In my quest in trying to figure out a few things about what I’m supposed to be doing with my life when I graduate, only a few things were made clear to me: God isn’t going to divinely reveal it in a way that is clear-cut and obvious. There is a journey involved that I must go through. That being said, I tried many approaches to this journey. The angle that I went at it was trying to figure out, “What do I desire the most?”
I tried the location thing—I desire a large city. I’m not cut out for the country any more that I have tried the last four years. I have desired to move to Chicago since my freshman year of high school. My family is in St. Louis…and many other factors. I also thought about what I wanted my role in youth ministry to look like—do I want to work in a church, in a non for-profit, etc. Do I want to be full-time, part-time, etc? I like working at treatment facilities; do I want to continue that? Do I continue education and pursue seminary?
Many of my answers to those questions not only varied, but honestly didn’t matter that much to me. None of those things were things that I necessarily desired for my life; they were things that, if they happened, I’d be able to glorify God no matter what. None of those things were desires that were set apart or defined something special for me.

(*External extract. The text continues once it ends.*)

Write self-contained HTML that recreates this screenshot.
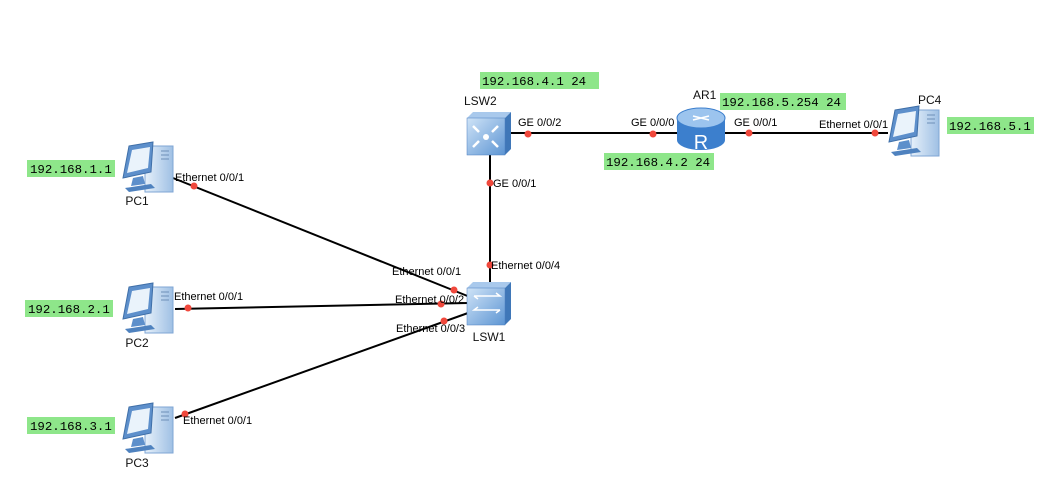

With the things going on in my family, I realized that the one thing I desire right now is for my sister to grow in the Lord and be rescued from her current situation (more on that tomorrow). She is the defining desire that I have right now, and if I were to go back to St. Louis I would be able to do any of the things I previously listed and still be with her.
So that’s the plan. St. Louis. That’s all I got! I’ve been applying around a bit where I can find something. I’m in a new part of my journey that is involving reevaluation of my denominational heritage and decision to continue in that (women aren’t accepted in a majority of our churches as teachers). I’m open-minded and knowing that the next 69 days are going to be crazy and essential in order to grow further :).